05-09-2017 02:43 PM - edited 03-01-2019 08:33 AM
Community,
Im still pretty new to the Nexus line of products as well as proper Data Center design best practices using Nexus products. I did have a question regarding the thought process behind decoupling the Nexus chassis, moving away from VSS and toward vPC. What is the overwhelming benefit to allowing the control planes on each Nexus device to operate independently, versus say a StackWise or VSS implementation where the control planes are combined? Why was this decision made? Does it have to do with the "East-West" nature of the traffic? I can see the benefit of having each vPC peer having independent control plane functionality in case one system decides to misbehave, but its still unclear to me the benefits and drawbacks of decoupling them vs combining them in VSS.

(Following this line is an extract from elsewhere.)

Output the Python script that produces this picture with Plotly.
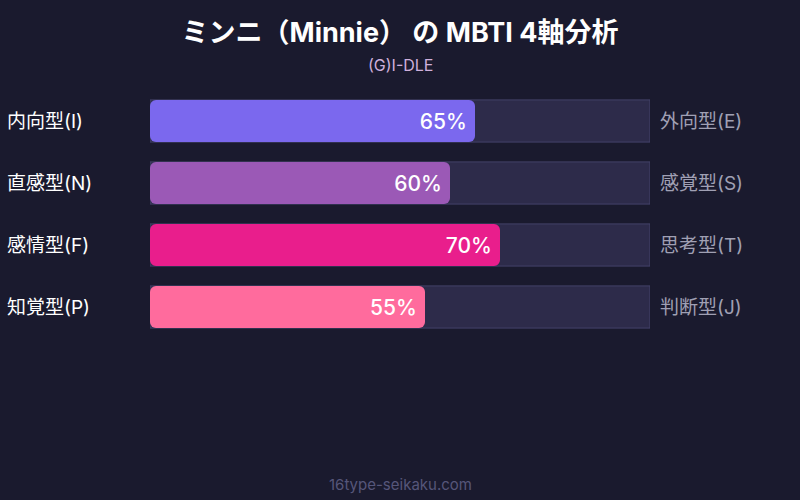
import plotly.graph_objects as go

# MBTI axis data
left_labels = ["内向型(I)", "直感型(N)", "感情型(F)", "知覚型(P)"]
right_labels = ["外向型(E)", "感覚型(S)", "思考型(T)", "判断型(J)"]
values = [65, 60, 70, 55]
bar_colors = ["#7b68ee", "#9b59b6", "#e91e8c", "#ff6b9d"]

BG = "#1a1a2e"
FONT = "Inter, Noto Sans CJK JP, sans-serif"

rows = list(range(len(values)))

fig = go.Figure()

# background track
fig.add_trace(go.Bar(
    x=[100] * len(values), y=rows, orientation="h",
    marker=dict(color="#2d2b4a", line=dict(color="#44426a", width=1)),
    width=0.68, hoverinfo="skip", showlegend=False,
))

# filled part (explicit base so every corner gets rounded)
fig.add_trace(go.Bar(
    x=values, base=[0] * len(values), y=rows, orientation="h",
    marker=dict(color=bar_colors, line=dict(width=0), cornerradius=6),
    width=0.68,
    text=[f"{v}%\u2009" for v in values],
    textposition="inside", insidetextanchor="end",
    textfont=dict(color="white", size=21, family=FONT, weight=500),
    hoverinfo="skip", showlegend=False,
))

annotations = []
for i in rows:
    annotations.append(dict(
        x=-0.29, y=i, xref="paper", yref="y", xanchor="left", yanchor="middle",
        text=left_labels[i], showarrow=False,
        font=dict(color="white", size=19, family=FONT),
    ))
    annotations.append(dict(
        x=1.016, y=i, xref="paper", yref="y", xanchor="left", yanchor="middle",
        text=right_labels[i], showarrow=False,
        font=dict(color="#a0a0b4", size=19, family=FONT),
    ))

annotations.append(dict(
    x=0.5, y=1.1008, xref="paper", yref="paper", xanchor="center", yanchor="middle",
    text="(G)I-DLE", showarrow=False,
    font=dict(color="#cfb0dc", size=16, family=FONT),
))
annotations.append(dict(
    x=0.5, y=-0.589, xref="paper", yref="paper", xanchor="center", yanchor="middle",
    text="16type-seikaku.com", showarrow=False,
    font=dict(color="#56567a", size=15, family=FONT),
))

fig.update_layout(
    width=800, height=500,
    margin=dict(l=150, r=150, t=90, b=162),
    paper_bgcolor=BG, plot_bgcolor=BG,
    barmode="overlay",
    title=dict(
        text="<b>ミンニ（Minnie） の MBTI 4軸分析</b>",
        x=0.5, xanchor="center", y=1 - 33 / 500, yanchor="middle", yref="container",
        font=dict(color="white", size=27, family=FONT),
    ),
    xaxis=dict(range=[0, 100], visible=False, fixedrange=True),
    yaxis=dict(range=[3.5, -0.5], visible=False, fixedrange=True),
    annotations=annotations,
)

fig.write_html(
    "out.html",
    post_script="document.body.style.margin='0';",
    config={"displayModeBar": False},
)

Any thoughts are welcomed, thanks for your time!
05-11-2017 03:09 AM
Each peer device in the vPC domain runs its own control plane, and both devices work independently. Any potential control plane issues stay local to the peer device and does not propagate or impact the other peer device. From a Spanning-Tree standpoint, vPC eliminates STP blocked ports and uses all available uplink bandwidth. Spanning-Tree is used as a fail safe mechanism and does not dictate L2 path for vPC-attached devices.

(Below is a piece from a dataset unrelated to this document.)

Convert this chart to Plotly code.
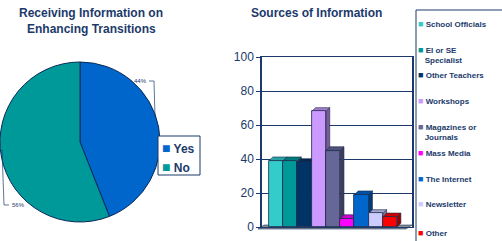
import plotly.graph_objects as go

pie_labels = ["Yes", "No"]
pie_values = [44, 56]
pie_colors = ["#0066CC", "#009999"]

src_names = ["School Officials", "EI or SE<br>Specialist", "Other Teachers", "Workshops",
             "Magazines or<br>Journals", "Mass Media", "The Internet", "Newsletter", "Other"]
src_values = [39, 39, 38, 68, 45, 5, 19, 8, 6]
src_colors = ["#33CCCC", "#009999", "#003366", "#CC99FF", "#666699",
              "#FF00FF", "#0066CC", "#CCCCFF", "#FF0000"]
y_ticks = [0, 20, 40, 60, 80, 100]

NAVY = "#1B3A6B"
FONT = "Liberation Sans"
W, H = 502, 241

def shade(hexc, f):
    h = hexc.lstrip("#")
    r, g, b = (int(h[i:i + 2], 16) for i in (0, 2, 4))
    return "rgb(%d,%d,%d)" % (int(r * f), int(g * f), int(b * f))

def px(x):
    return x / W

def py(y):
    return 1 - y / H

def sq(c, size):
    return f'<span style="color:{c};font-size:{size}px">■</span>'

fig = go.Figure()

fig.add_trace(go.Pie(
    labels=pie_labels, values=pie_values, sort=False, direction="clockwise",
    marker=dict(colors=pie_colors, line=dict(color="#0A2A5A", width=1)),
    textinfo="none", hoverinfo="label+percent",
    domain=dict(x=[0, px(160)], y=[py(222), py(62)]),
    showlegend=False,
))

# pie legend entries (text with coloured square glyph)
for lab, c in zip(pie_labels, pie_colors):
    fig.add_trace(go.Scatter(
        x=[None], y=[None], mode="none", legend="legend2", legendgroup="p" + lab,
        name=f'{sq(c, 14)}<b> {lab}</b>'))

cats = [n.replace("<br>", " ") for n in src_names]
for i, (n, v, c) in enumerate(zip(src_names, src_values, src_colors)):
    fig.add_trace(go.Bar(
        x=[cats[i]], y=[v], name=cats[i], marker=dict(color=c, line=dict(color="#1A2A4A", width=0.8)),
        width=1, showlegend=False, hoverinfo="y"))
    if "<br>" in n:
        first, second = n.split("<br>")
        label = f'{sq(c, 9)}<b> {first}<br>&nbsp;&nbsp; {second}</b>'
    elif i < len(src_names) - 1:
        label = f'{sq(c, 9)}<b> {n}<br>&nbsp;</b>'
    else:
        label = f'{sq(c, 9)}<b> {n}</b>'
    fig.add_trace(go.Scatter(
        x=[None], y=[None], mode="none", legend="legend", legendgroup="g%d" % i, name=label))

# 3D depth faces computed from data
d, e = 0.27, 2.2
shapes = []
for i, (v, c) in enumerate(zip(src_values, src_colors)):
    side = f"M {i+0.5},0 L {i+0.5+d},{e} L {i+0.5+d},{v+e} L {i+0.5},{v} Z"
    top = f"M {i-0.5},{v} L {i-0.5+d},{v+e} L {i+0.5+d},{v+e} L {i+0.5},{v} Z"
    shapes.append(dict(type="path", path=side, xref="x", yref="y", layer="between",
                       fillcolor=shade(c, 0.6), line=dict(color="#1A2A4A", width=0.6)))
    shapes.append(dict(type="path", path=top, xref="x", yref="y", layer="between",
                       fillcolor=shade(c, 0.8), line=dict(color="#1A2A4A", width=0.6)))

annotations = [
    dict(text="<b>Receiving Information on</b>", x=px(91), y=py(13), xref="paper", yref="paper",
         xanchor="center", yanchor="middle", showarrow=False, font=dict(size=12, color=NAVY, family=FONT)),
    dict(text="<b>Enhancing Transitions</b>", x=px(91), y=py(29), xref="paper", yref="paper",
         xanchor="center", yanchor="middle", showarrow=False, font=dict(size=12, color=NAVY, family=FONT)),
    dict(text="<b>Sources of Information</b>", x=px(316), y=py(13), xref="paper", yref="paper",
         xanchor="center", yanchor="middle", showarrow=False, font=dict(size=12, color=NAVY, family=FONT)),
    dict(text="44%", x=px(149), y=py(81), xref="paper", yref="paper", xanchor="right",
         yanchor="middle", showarrow=False, font=dict(size=6, color=NAVY, family=FONT)),
    dict(text="56%", x=px(10), y=py(205), xref="paper", yref="paper", xanchor="left",
         yanchor="middle", showarrow=False, font=dict(size=6, color=NAVY, family=FONT)),
]
shapes += [
    dict(type="path", xref="paper", yref="paper", layer="above",
         path=f"M {px(149)},{py(81)} L {px(154)},{py(81)} L {px(155)},{py(117)}",
         line=dict(color=NAVY, width=0.7)),
    dict(type="path", xref="paper", yref="paper", layer="above",
         path=f"M {px(9)},{py(205)} L {px(4)},{py(205)} L {px(2)},{py(150)}",
         line=dict(color=NAVY, width=0.7)),
    # legend frames
    dict(type="rect", xref="paper", yref="paper", x0=px(416), x1=px(505), y0=py(245), y1=py(10),
         line=dict(color=NAVY, width=1), fillcolor="rgba(0,0,0,0)", layer="below"),
    dict(type="rect", xref="paper", yref="paper", x0=px(158), x1=px(200), y0=py(175), y1=py(136),
         line=dict(color=NAVY, width=1), fillcolor="white", layer="above"),
    # grey floor strip below the bars
    dict(type="path", xref="paper", yref="paper", layer="below",
         path=f"M {px(258)},{py(229)} L {px(406)},{py(229)} L {px(412)},{py(225)} L {px(264)},{py(225)} Z",
         fillcolor="#8A8A8A", line=dict(color=NAVY, width=0.6)),
]

fig.update_layout(
    width=W, height=H, margin=dict(l=0, r=0, t=0, b=0, autoexpand=False),
    paper_bgcolor="white", plot_bgcolor="white",
    barmode="overlay", bargap=0,
    font=dict(family=FONT, color=NAVY),
    xaxis=dict(domain=[px(262), px(412)], type="category", categoryorder="array",
               categoryarray=cats, range=[-0.99, 9.55], showticklabels=False,
               showgrid=False, zeroline=False, showline=True, linecolor=NAVY, linewidth=1,
               mirror=True, ticks=""),
    yaxis=dict(domain=[py(227), py(57)], range=[0, 100], tickvals=y_ticks,
               showgrid=True, gridcolor=NAVY, gridwidth=1, zeroline=False,
               showline=True, linecolor=NAVY, linewidth=1.5, mirror=True,
               ticks="outside", ticklen=4, tickcolor=NAVY,
               tickfont=dict(size=12, color=NAVY, family=FONT), tickprefix="<b>", ticksuffix="</b>"),
    legend=dict(x=px(378), y=py(12), xanchor="left", yanchor="top",
                borderwidth=0, bgcolor="rgba(0,0,0,0)",
                font=dict(size=8, color=NAVY, family=FONT), tracegroupgap=2,
                itemwidth=30, valign="top"),
    legend2=dict(x=px(122), y=py(134), xanchor="left", yanchor="top",
                 borderwidth=0, bgcolor="rgba(0,0,0,0)",
                 font=dict(size=12, color=NAVY, family=FONT), itemwidth=30, tracegroupgap=0),
    shapes=shapes, annotations=annotations,
)

fig.write_html("out.html", config={"displayModeBar": False},
               post_script="document.body.style.margin='0px';")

We eliminate the Spanning-Tree blocking ports but spanning-Tree still running in the background. While still operating with two separate control planes, vPC helps ensure that the neighboring devices connected in vPC mode see the vPC peers as a single spanning-tree and LACP entity. For this to happen, the system has to perform IEEE 802.3ad control-plane operations in a slightly modified way (which is not noticeable to the neighbor switch). Please refer to the followign design docuemnt for more details
http://www.cisco.com/en/US/prod/collateral/switches/ps9441/ps9670/design_guide_c07-625857.pdf
HTH
Manish
05-18-2017 11:39 AM
Manish,
Thanks so much for your reply. I apologize for not responding sooner. This makes alot of sense. It makes sense that the spanning tree blocking port would be the main antagonist to being able to separate the control planes of each device. It seems the main motivation for separating the control planes is for fault tolerance should one of them misbehave. Thanks again for your reply.